ATN Blog - Dengue and its spread into the non-endemic area is a threat to public health
|Datum:||28 juni 2022|
By Angga Prawira Kautsar1,2
1 Department of Pharmaceutical and Pharmacy Technology, Faculty of Pharmacy, Universitas Padjadjaran, Bandung 40132, Indonesia
2 Unit of Global Health, Department of Health Sciences, University Medical Center Groningen (UMCG), University of Groningen, 9713 AV Groningen, The Netherlands
Dengue has been around for a few decades, escalating from outbreaks and epidemics to endemic in some countries. There are already 300 million people infected worldwide.
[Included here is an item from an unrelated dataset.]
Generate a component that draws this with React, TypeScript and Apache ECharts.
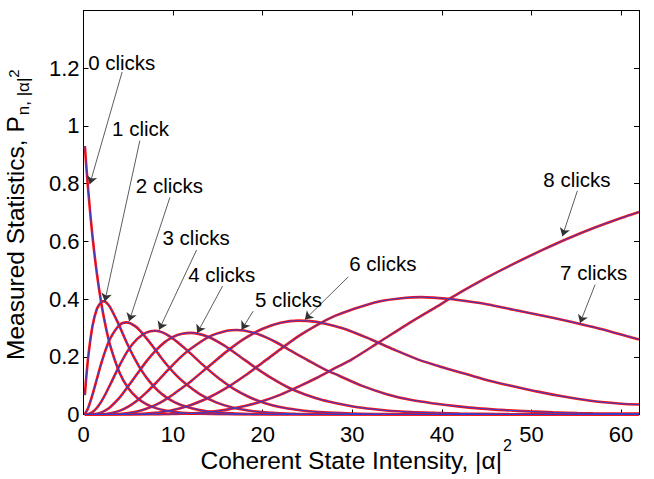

The manifestation of four dengue virus serotypes (DENV1-DENV4) is fever with a characteristic pattern (dengue shock syndrome (DSS) and dengue hemorrhagic fever (DHF) resulting in death from systemic bleeding in infected humans. In addition to the clinical impact, the economy has also been impacted and millions of USD lost have been lost. The burden of disease and the economy must be eliminated by tackling the virus’ spread, where interventions take into account clinically and non-clinically.
Dengue research has various objectives but still refers to the prior interventions, such as controlling the virus vector (Aedes aegypti), government policies supporting vector control and a green environment, and vaccine manufacturing. Vaccines combined with other interventions are promising today because they have relatively better effectiveness than other interventions. Besides research focusing on clinical outcomes, cost and budgets are elements of the economy that are considered to have massive losses by dengue. Therefore, research on dengue’s health economics evaluation (HEE) is necessary.
Dengue becomes an outbreak in endemic areas with distinctive characteristics, such as tropical climates. People can access the site launched by the CDC to discover the various endemic area, including the level of risk and the local surveillance report. The most dengue infected are in Asia, Africa, and the Middle East, followed by Latin America. However, dengue is discovered outside of those typical features at this time, for example, cases found in Greece, France, Croatia, and Portugal. Most countries in Europe have a cold climate because of their proximity to the Arctic. Consequently, disease transmission in Europe derives from tourists infected with the virus after traveling to endemic areas.
The spread of dengue across Europe could alarm the global population as its spread patterns are already prevalent and out of their characteristic geographies.10 While the CDC’s dengue health map shows Europe is a region at risk with no evidence, and surveillance reports show something different.11 The following research consideration could be factors of the virus’ spread related to temperature characteristics in a particular region.10 Also, the adaptability of viruses that live and develop on vectors other than Aedes aegypti in new areas can be studied in depth.
Global interventions by preventing the acceleration of the greenhouse effect resulting in climate change in regions are the utmost solutions.7 Restrictions on human mobility in this era of globalization are impossible to limit with regard the virus eradication. Providing education and preventing by giving a vaccine shot before leaving for endemic areas are probably the best way. These interventions are applied because medicine for dengue infection has not been found.